Tras los años treinta, bien jejos de la posguerra, hallamos una sombra de vacaciones y es cierto que el automóvil no estaba tan desarrollado en nuestro país como para facilitar los desplazamientos al litoral. A excepción de los moradores de asentamientos costeros, los demás hijos de vecino del interior teníamos que conformarnos con cuanto la incipiente industria nos permitía para llegar al mar.



 El desarrollismo que aterrizó con el régimen anterior permitió algunas licencias a los españoles de entonces, entre otras, la posibilidad de adquirir algún pequeño automóvil. El día de playa constituía todo un acontecimiento familiar y social, cuyo desarrollo tenía un capítulo preliminar de preparativos donde la comida copaba el primer puesto de salida con un menú muy generalizado entre aquellos veraneantes de carpas domésticas –anteriores a las sombrillas- y neveras portátiles; una carta casera de todos los tenedores del mundo –de usar y tirar- en la que nunca faltaban la tortilla de patatas, las ensaladas, los empanados, los bocadillos al gusto, la fruta –con la sandía como reina de los postres- y, por supuesto, las bebidas nacionales –la cerveza y el tinto de verano- sin olvidar los refrescos para los abstemios y más pequeños.



Aquel manjar -en ocasiones aliñado con granitos de arena y brisa salada- sabía a gloria y proporcionaba energía suficiente a toda la familia para subsistir a los sudores del regreso a casa, en el mejor de los casos en aquellos atenienses utilitarios con el seat 600 como paradigma del parque automovilístico de la época. Aquellas rutas playeras del Mediterráneo pobre y muy solidario contaban con una vital nómina de fuentes y caños donde aliviar la calor y refrescar los motores. así como algunas ventas de obligada parada. Dichos trayectos escribieron  inolvidables páginas de los primeros veraneos de muchas generaciones que habitaron un mar sin anclaje ni cancela.



No pocos hijos de aquellas pléyades protagonizaron pasionales aventuras juveniles que quedaron esos días junto a las sirenas  o se dejaron guiar por el guiño de los fareros que alumbraron romances  de por vida. Le sucedió a un cantante andaluz, a una prodigiosa voz musical del Sur, desafortunadamente apagada para siempre, a quien camino de la playa el mar lo encontró con unos ojos de verde oliva y unos cabellos color del trigo, con el sabor del vino en sus labios y un viejo marino que buscaba su ayer. Me contó una tarde que fue ella, a la que tanto amó, quien como brisa enamorada escribió muchas de sus canciones.

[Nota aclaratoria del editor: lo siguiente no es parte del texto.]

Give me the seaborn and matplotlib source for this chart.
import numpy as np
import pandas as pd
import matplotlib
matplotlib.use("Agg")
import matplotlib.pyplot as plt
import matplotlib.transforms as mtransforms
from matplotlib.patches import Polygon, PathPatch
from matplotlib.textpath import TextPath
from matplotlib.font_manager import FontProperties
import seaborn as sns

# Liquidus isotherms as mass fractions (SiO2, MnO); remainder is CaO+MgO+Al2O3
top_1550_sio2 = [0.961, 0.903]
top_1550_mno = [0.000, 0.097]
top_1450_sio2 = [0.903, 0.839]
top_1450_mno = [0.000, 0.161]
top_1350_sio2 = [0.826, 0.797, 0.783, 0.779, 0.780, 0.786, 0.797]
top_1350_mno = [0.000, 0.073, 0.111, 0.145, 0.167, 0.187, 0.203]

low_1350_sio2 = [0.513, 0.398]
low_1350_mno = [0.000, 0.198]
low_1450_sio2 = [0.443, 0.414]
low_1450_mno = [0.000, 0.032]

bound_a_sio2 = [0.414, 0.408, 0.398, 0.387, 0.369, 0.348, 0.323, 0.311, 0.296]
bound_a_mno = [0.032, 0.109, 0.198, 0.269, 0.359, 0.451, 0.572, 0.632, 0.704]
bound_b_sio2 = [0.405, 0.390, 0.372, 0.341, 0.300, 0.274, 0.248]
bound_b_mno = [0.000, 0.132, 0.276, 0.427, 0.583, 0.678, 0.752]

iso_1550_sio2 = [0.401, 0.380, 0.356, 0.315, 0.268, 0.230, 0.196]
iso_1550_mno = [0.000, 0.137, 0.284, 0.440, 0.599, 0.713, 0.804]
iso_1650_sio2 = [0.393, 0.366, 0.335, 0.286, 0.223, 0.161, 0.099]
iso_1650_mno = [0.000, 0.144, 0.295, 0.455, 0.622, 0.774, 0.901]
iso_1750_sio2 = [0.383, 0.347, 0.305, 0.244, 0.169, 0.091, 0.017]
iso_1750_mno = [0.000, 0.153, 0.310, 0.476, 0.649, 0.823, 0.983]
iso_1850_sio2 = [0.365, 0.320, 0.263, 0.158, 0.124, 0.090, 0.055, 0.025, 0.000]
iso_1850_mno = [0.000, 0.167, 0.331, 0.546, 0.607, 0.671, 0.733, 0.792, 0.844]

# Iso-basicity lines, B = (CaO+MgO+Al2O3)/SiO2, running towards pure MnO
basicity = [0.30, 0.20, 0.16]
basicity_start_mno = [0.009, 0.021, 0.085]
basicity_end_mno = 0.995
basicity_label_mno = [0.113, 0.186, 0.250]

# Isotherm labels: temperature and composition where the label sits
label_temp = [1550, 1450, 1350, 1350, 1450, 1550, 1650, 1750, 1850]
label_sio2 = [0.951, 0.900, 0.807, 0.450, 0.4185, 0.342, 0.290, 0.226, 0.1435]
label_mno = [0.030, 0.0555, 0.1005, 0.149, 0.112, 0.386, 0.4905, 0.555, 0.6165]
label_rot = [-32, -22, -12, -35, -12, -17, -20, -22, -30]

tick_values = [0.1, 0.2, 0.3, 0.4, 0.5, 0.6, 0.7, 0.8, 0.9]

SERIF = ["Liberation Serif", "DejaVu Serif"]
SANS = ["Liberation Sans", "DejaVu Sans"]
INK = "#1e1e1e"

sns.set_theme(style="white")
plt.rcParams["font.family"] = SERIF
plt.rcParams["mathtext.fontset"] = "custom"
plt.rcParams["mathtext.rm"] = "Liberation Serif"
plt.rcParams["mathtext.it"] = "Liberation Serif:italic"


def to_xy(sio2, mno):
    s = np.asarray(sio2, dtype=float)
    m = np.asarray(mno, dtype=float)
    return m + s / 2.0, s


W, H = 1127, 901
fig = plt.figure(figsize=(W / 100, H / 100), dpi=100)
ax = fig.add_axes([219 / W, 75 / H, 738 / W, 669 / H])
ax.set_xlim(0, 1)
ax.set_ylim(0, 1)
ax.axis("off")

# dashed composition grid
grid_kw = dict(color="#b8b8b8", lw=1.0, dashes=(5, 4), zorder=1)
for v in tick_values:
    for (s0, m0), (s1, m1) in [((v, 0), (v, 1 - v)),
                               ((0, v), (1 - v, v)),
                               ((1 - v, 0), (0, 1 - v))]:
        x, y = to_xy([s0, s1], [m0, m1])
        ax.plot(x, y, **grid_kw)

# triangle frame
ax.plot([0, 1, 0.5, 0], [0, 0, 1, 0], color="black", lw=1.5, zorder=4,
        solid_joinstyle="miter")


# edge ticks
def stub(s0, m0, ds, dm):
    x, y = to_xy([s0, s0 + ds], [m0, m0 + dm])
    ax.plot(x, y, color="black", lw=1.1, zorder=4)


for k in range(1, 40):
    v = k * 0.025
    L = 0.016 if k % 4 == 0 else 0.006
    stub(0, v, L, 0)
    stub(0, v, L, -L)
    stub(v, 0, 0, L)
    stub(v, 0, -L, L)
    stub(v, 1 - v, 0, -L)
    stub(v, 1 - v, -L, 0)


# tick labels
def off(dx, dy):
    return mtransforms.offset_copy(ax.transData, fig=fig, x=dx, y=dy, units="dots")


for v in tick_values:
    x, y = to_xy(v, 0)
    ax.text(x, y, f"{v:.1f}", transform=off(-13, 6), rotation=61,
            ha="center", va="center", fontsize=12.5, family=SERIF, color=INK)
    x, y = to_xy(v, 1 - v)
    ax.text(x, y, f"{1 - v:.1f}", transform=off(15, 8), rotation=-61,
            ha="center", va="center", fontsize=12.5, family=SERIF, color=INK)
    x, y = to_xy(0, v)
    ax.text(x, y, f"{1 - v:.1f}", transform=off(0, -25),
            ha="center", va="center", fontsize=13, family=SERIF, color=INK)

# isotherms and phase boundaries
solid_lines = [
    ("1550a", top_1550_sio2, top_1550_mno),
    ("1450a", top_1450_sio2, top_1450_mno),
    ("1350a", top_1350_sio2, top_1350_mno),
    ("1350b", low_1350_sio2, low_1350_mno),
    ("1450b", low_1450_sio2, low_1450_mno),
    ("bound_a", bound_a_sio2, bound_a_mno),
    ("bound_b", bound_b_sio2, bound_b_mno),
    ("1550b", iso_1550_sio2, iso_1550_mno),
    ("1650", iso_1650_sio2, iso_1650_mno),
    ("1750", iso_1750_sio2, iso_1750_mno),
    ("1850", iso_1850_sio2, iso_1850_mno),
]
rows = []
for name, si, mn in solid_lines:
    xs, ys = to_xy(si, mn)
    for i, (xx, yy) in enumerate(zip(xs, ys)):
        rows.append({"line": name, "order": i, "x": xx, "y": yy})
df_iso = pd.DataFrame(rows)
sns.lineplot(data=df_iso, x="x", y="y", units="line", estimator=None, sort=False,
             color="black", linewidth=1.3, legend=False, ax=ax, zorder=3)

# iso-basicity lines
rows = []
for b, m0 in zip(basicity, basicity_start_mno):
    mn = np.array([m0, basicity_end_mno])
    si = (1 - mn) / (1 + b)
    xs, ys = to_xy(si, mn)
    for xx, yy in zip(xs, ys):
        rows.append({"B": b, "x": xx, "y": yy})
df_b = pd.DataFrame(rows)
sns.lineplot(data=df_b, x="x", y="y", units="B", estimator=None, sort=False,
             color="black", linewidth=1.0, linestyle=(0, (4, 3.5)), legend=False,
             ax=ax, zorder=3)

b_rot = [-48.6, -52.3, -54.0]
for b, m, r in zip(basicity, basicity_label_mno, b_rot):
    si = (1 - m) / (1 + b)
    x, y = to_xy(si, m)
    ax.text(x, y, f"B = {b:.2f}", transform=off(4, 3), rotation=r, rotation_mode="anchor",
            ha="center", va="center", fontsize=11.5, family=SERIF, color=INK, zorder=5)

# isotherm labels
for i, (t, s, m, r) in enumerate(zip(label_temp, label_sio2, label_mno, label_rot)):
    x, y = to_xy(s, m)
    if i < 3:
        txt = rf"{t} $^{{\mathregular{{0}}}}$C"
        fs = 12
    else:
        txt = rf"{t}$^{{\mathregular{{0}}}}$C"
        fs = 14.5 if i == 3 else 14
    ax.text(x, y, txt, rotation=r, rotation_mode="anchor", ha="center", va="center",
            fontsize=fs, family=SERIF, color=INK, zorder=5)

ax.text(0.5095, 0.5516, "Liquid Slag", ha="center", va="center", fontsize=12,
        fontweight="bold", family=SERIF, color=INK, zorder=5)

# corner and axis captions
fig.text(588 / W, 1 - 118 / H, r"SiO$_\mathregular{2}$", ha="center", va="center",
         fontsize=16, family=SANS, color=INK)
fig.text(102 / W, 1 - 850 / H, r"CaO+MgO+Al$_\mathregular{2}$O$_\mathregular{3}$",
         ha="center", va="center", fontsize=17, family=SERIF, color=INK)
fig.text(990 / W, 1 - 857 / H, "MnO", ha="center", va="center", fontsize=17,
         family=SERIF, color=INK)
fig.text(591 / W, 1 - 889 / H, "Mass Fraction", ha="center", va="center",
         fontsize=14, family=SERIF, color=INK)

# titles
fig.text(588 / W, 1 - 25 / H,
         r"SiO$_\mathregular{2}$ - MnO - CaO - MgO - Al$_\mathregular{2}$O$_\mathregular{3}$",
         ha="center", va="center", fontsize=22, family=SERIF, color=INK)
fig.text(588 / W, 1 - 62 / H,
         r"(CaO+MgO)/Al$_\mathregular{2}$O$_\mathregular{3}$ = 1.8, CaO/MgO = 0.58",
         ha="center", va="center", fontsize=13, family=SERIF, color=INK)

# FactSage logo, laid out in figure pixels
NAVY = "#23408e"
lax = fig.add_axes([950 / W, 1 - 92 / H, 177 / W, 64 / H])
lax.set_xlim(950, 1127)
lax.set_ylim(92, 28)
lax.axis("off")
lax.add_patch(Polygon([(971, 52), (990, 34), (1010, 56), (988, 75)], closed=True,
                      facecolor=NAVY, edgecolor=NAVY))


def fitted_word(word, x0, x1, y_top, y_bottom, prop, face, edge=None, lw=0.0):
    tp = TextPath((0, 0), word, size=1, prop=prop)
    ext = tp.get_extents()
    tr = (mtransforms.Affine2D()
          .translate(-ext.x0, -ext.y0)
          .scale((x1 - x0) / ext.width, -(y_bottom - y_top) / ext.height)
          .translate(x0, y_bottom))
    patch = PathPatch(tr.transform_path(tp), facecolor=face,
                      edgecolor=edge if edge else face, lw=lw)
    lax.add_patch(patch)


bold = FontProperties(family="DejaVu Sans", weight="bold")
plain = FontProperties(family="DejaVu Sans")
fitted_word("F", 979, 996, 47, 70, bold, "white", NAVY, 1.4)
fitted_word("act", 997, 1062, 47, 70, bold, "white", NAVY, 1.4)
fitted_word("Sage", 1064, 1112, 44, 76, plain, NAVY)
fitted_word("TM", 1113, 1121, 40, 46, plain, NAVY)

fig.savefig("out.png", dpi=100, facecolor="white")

Fue ella quien le enseñó que tiene el mar corazón.




El mar, al que Constantin Kavafy clamó: “Mar en la mañana./Que me detenga aquí/Que también yo contemple por un momento la naturaleza/el luminoso azul del mar en la mañana y del cielo sin nubes/y la amarilla arena: estancia hermosa y grande de la luz”. Tal vez, el corazón del mar.